Timothée Parrique : La comptabilité constitue le logiciel de fonctionnement des entreprises. Les indicateurs qu’elle utilise permettent aux entreprises de définir leur relation avec leur environnement, dont la nature. Aujourd’hui, cette nature est invisible dans la comptabilité traditionnelle et donc il ne faut pas s’étonner que de temps en temps, des entreprises détruisent des écosystèmes. Les entreprises qui ne font que compter les euros sont des éléphants aveugles qui écrasent des choses d’une valeur inestimable sans pouvoir même les voir. Raser une forêt riche en biodiversité et en services écosystémiques pour vendre du papier ou construire un centre commercial constitue de la « croissance » au sens de la comptabilité nationale, un chiffre d’affaires sur les tableaux Excel d’une entreprise, mais c’est en réalité une croissance anti-économique, une activité contre-productive qui génère plus de coûts que de bénéfices.
The Good : Etes-vous optimiste concernant la capacité des organisations publiques et privées à travailler ensemble pour l’intérêt général ?
Timothée Parrique : Pessimisme de la raison, optimisme de la volonté, comme disait Antoni Gramsci. Aujourd’hui, il faut s’inquiéter. Nous faisons face à une crise sans précédent dont la résolution est déjà une question de vie ou de mort pour une partie de l’humanité, les plus pauvres qui se retrouvent en première ligne de l’effondrement écologique. Il faut se projeter dans le pire pour pouvoir l’éviter. Mais il faut aussi garder en tête que toutes les règles de nos sociétés et de leurs économies sont des constructions sociales – un peu comme un grand jeu de Monopoly géant. Tout ce qui a été socialement construit peut-être socialement déconstruit – il ne faut donc jamais tomber dans l’impossibilisme social. Les véritables contraintes sont écologiques.
The Good : Vous écrivez : « Nous n’avons pas besoin d’économistes dociles qui agissent en gentils plombiers du capitalisme, mais d’architectes d’économies alternatives. Fini les réparations, en avant la conception. » Comment doivent réagir les organisations ?

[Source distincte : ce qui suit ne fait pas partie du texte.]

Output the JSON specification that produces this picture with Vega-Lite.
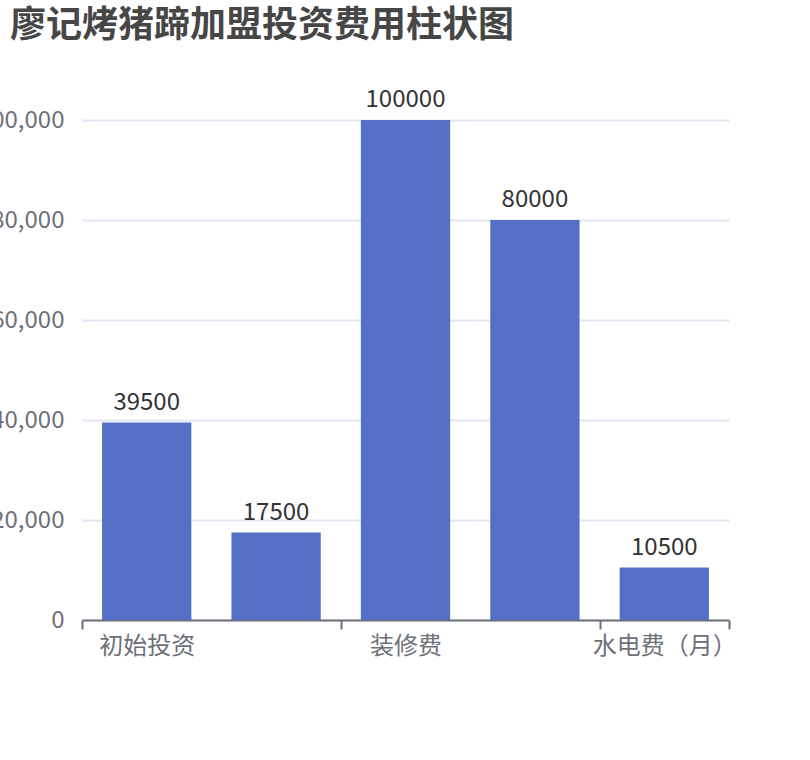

Timothée Parrique : Quelle soit publique ou privée, une organisation qui cherche à constamment accumuler de l’argent finira tôt ou tard par dégradé des communautés ou des écosystèmes. Nous avons besoin de sortir du noir et blanc du capitalisme versus communisme, privé versus public. Le problème, c’est l’idéologie de la croissance et son productivisme destructeur. Du côté des concepts, les modèles abondent : l’économie participaliste, l’économie du bien-être, l’économie du donut, l’économie du bien commun, l’économie permacirculaire, la démocratie économique, le socialisme participatif et l’écosocialisme. Le chantier est vaste mais les idées ne manquent pas : une économie convivialiste faite de communes frugales de permaentreprises contributives, et de sociétés relationnelles, animée par un hédonisme alternatif et une poursuite de la résonance, une économie de la low tech avec une culture du travailler moins pour vivre mieux organisée en biorégions misarchiques et en cercles sociocrates selon le modèle du municipalisme libertaire. Il y en a beaucoup d’autres. Chacun de ces concepts est un morceau du puzzle pour nous permettre d’inventer l’économie de demain. Il ne reste plus qu’à les tisser ensemble pour qu’ils fassent système.